▶ **Problem**:
From the first line of the data down to and including the line with "6.0, 6.5, 7.0, 7.5, 8.0, 8.5, 9.0, 9.5, 10.0]", copy everything exactly, leaving out pictures.

>> begin

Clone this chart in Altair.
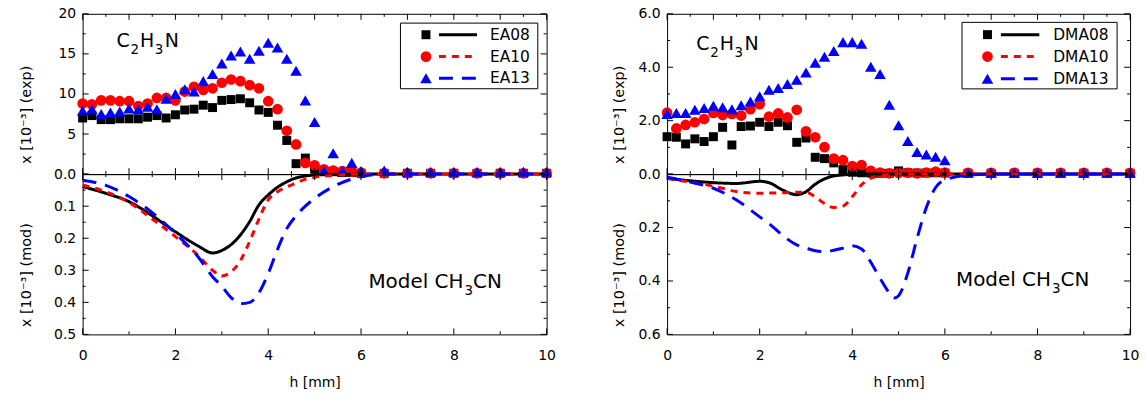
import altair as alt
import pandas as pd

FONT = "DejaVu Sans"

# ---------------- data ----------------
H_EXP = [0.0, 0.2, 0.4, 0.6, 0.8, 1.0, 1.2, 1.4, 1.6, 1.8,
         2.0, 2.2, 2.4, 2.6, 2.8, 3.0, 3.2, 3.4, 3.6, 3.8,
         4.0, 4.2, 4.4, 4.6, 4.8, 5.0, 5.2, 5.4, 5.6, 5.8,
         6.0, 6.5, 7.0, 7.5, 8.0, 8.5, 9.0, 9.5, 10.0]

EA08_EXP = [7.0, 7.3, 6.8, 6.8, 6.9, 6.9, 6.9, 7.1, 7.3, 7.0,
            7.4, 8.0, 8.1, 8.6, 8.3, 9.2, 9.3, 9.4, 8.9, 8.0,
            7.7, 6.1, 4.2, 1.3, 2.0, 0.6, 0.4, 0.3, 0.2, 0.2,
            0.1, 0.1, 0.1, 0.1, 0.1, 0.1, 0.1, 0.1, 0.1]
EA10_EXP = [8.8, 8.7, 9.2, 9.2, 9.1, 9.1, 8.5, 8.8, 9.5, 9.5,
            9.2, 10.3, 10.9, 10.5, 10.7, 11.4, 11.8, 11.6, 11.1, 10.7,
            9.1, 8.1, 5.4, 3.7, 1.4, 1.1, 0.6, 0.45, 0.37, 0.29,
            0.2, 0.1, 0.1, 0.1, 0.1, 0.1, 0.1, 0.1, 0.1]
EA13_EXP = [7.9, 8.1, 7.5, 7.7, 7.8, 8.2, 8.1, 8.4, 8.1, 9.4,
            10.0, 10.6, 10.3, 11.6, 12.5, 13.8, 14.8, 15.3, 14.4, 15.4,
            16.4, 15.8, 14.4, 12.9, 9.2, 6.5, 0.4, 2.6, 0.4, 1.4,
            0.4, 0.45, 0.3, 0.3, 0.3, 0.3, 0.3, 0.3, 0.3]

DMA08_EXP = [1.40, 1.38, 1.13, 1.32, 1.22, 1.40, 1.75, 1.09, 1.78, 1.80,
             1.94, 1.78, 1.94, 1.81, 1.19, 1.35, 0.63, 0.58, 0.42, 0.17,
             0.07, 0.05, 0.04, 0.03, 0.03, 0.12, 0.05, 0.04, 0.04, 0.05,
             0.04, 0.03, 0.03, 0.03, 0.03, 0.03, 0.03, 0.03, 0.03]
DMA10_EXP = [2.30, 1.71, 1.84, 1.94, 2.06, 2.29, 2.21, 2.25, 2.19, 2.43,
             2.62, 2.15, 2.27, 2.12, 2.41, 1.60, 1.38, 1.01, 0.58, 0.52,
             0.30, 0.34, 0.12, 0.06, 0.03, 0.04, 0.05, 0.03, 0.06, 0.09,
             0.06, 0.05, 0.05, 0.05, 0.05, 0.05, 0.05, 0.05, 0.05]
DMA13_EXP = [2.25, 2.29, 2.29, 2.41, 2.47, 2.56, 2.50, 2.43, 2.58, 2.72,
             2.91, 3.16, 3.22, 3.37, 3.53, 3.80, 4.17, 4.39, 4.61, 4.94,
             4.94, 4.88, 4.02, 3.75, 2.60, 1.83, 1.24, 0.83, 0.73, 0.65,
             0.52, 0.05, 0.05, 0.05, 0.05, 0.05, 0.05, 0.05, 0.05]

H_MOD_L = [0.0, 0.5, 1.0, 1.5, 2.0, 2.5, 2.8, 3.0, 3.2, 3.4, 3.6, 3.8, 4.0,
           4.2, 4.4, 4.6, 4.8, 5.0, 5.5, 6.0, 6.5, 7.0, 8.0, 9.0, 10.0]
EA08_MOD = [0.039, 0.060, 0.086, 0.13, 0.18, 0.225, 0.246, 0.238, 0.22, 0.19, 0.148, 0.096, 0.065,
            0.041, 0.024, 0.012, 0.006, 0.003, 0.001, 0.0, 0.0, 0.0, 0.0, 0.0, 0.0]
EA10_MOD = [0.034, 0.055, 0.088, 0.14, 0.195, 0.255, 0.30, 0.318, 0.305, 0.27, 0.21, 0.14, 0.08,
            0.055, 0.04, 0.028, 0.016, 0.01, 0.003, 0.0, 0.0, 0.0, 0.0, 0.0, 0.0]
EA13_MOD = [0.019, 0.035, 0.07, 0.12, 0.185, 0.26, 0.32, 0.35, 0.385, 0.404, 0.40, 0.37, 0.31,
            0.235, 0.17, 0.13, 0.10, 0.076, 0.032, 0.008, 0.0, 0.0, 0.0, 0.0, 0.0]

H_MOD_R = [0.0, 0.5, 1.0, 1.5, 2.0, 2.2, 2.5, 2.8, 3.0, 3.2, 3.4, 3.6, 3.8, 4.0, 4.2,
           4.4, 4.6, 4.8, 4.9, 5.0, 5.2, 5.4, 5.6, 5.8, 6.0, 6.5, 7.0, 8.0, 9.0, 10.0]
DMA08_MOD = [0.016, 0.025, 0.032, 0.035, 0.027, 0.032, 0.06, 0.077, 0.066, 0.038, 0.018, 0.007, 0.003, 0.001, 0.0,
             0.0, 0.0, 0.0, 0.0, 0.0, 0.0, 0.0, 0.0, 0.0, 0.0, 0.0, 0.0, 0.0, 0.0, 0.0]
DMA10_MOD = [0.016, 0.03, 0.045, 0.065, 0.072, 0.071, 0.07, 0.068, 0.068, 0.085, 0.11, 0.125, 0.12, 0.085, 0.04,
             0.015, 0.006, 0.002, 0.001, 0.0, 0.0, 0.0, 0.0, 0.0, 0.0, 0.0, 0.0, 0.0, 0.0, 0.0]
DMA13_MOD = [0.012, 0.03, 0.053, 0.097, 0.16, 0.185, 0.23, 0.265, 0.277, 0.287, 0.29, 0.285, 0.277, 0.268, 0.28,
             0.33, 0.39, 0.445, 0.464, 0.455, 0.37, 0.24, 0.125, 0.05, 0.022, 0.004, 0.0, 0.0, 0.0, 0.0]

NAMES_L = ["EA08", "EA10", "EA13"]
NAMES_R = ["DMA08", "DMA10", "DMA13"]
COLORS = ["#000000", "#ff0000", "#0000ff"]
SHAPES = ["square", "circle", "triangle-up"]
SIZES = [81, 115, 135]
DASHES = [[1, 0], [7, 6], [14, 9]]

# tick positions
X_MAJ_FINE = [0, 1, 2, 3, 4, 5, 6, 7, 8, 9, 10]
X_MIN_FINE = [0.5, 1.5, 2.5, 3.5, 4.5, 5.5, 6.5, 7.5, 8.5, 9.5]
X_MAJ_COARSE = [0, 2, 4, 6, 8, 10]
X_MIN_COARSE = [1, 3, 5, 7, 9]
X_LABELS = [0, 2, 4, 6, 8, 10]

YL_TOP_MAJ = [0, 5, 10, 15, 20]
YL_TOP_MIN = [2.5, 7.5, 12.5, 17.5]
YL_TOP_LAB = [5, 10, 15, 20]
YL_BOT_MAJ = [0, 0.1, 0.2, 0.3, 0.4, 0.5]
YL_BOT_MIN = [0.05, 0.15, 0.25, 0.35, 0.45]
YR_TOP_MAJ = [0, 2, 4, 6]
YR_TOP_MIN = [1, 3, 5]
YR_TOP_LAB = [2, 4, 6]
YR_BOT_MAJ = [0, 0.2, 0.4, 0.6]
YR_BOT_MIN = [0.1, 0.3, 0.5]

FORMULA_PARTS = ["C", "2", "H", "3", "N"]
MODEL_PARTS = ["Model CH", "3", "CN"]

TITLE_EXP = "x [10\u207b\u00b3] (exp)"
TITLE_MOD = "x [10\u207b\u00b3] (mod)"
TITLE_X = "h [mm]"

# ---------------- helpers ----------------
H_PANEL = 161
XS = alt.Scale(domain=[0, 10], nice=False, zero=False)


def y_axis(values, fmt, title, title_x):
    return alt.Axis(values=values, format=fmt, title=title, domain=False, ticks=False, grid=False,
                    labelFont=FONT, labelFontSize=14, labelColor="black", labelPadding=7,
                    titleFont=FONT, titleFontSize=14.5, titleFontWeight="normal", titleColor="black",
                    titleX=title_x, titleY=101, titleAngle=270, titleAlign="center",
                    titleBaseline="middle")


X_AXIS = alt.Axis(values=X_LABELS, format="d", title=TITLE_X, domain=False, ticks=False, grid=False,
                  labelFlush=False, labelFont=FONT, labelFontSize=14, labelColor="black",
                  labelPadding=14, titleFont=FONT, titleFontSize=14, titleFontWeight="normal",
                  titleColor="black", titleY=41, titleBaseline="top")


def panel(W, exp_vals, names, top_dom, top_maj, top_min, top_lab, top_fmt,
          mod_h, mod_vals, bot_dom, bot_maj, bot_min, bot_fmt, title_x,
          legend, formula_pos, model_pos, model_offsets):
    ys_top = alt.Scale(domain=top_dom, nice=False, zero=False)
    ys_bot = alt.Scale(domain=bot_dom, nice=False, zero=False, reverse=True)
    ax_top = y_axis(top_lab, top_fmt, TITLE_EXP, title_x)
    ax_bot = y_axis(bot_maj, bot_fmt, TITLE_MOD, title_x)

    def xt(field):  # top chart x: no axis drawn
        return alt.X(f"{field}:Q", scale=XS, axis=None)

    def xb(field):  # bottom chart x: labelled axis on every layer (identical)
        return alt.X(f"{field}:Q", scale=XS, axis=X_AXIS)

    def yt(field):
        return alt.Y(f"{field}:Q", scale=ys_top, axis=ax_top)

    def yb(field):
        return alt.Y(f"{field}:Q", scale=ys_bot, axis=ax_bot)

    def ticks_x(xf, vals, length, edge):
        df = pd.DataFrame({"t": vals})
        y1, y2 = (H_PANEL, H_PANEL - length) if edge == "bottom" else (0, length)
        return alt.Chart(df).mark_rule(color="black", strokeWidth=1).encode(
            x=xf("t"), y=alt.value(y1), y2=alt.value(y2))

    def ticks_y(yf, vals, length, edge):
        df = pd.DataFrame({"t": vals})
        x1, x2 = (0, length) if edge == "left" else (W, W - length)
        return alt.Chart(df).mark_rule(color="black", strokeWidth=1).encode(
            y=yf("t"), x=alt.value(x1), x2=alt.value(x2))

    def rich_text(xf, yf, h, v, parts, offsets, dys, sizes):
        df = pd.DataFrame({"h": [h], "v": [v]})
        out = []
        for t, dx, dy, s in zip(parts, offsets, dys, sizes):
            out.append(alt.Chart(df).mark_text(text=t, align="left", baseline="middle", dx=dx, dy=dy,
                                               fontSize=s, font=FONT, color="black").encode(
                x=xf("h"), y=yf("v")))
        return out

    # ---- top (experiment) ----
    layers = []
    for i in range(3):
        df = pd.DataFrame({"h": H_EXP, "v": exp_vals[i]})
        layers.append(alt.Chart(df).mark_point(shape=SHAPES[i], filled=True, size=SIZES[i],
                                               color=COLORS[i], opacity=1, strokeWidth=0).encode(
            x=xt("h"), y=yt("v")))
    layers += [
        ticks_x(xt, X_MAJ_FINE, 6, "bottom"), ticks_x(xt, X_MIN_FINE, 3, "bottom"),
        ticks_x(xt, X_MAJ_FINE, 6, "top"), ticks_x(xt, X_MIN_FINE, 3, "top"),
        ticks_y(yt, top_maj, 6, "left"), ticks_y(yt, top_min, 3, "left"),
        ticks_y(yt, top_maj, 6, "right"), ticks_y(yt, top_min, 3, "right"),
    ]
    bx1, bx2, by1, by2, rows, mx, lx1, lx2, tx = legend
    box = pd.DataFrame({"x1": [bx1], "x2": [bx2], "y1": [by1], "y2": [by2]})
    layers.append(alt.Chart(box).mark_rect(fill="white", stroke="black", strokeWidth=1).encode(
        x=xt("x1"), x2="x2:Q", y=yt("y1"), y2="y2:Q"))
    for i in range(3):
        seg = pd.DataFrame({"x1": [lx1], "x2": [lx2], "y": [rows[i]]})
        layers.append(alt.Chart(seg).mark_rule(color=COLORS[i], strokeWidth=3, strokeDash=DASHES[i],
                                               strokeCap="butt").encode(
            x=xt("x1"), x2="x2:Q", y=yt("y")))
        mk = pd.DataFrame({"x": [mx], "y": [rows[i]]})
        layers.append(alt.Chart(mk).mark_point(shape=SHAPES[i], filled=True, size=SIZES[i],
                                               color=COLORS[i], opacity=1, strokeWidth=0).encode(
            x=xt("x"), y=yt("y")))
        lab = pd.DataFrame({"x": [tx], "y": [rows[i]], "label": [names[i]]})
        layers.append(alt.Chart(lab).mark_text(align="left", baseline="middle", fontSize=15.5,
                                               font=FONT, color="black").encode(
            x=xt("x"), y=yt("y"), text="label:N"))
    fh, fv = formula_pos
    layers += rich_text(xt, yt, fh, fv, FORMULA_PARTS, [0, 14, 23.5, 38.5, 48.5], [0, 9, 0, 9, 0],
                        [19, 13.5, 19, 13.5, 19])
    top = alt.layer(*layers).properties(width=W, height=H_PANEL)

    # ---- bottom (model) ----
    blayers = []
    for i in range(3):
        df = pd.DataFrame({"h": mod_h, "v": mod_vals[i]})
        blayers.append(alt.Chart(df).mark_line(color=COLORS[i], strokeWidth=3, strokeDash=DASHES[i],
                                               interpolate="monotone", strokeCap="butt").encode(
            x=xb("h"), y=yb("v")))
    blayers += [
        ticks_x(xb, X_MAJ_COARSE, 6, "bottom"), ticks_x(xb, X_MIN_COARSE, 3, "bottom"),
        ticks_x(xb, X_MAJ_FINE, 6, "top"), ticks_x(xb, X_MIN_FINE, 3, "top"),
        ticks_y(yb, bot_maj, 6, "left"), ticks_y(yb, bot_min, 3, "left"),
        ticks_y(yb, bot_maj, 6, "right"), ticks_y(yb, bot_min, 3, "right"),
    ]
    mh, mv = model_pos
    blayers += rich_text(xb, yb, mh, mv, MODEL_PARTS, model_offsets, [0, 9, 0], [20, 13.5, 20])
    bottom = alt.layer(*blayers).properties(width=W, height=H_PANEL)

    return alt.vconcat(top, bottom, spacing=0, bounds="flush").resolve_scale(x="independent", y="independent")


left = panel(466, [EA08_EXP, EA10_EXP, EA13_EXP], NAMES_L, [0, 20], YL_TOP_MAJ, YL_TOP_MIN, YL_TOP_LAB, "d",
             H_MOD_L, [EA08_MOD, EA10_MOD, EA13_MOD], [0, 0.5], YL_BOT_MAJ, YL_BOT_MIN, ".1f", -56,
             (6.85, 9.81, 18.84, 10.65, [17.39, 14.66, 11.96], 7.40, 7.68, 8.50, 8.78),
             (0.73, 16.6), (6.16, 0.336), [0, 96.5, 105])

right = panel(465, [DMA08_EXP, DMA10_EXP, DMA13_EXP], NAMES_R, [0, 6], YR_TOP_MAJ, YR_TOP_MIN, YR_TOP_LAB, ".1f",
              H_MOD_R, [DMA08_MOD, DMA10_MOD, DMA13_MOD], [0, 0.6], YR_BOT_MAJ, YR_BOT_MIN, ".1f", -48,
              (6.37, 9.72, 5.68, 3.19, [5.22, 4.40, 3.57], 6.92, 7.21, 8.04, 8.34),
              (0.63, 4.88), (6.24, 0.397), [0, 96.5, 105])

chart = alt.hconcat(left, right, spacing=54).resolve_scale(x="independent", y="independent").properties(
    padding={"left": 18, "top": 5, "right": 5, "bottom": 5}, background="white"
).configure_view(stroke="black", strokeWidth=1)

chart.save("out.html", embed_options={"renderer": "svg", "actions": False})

>> end

▶ **Reply**:
Clone this chart in Altair.
import altair as alt
import pandas as pd

FONT = "DejaVu Sans"

# ---------------- data ----------------
H_EXP = [0.0, 0.2, 0.4, 0.6, 0.8, 1.0, 1.2, 1.4, 1.6, 1.8,
         2.0, 2.2, 2.4, 2.6, 2.8, 3.0, 3.2, 3.4, 3.6, 3.8,
         4.0, 4.2, 4.4, 4.6, 4.8, 5.0, 5.2, 5.4, 5.6, 5.8,
         6.0, 6.5, 7.0, 7.5, 8.0, 8.5, 9.0, 9.5, 10.0]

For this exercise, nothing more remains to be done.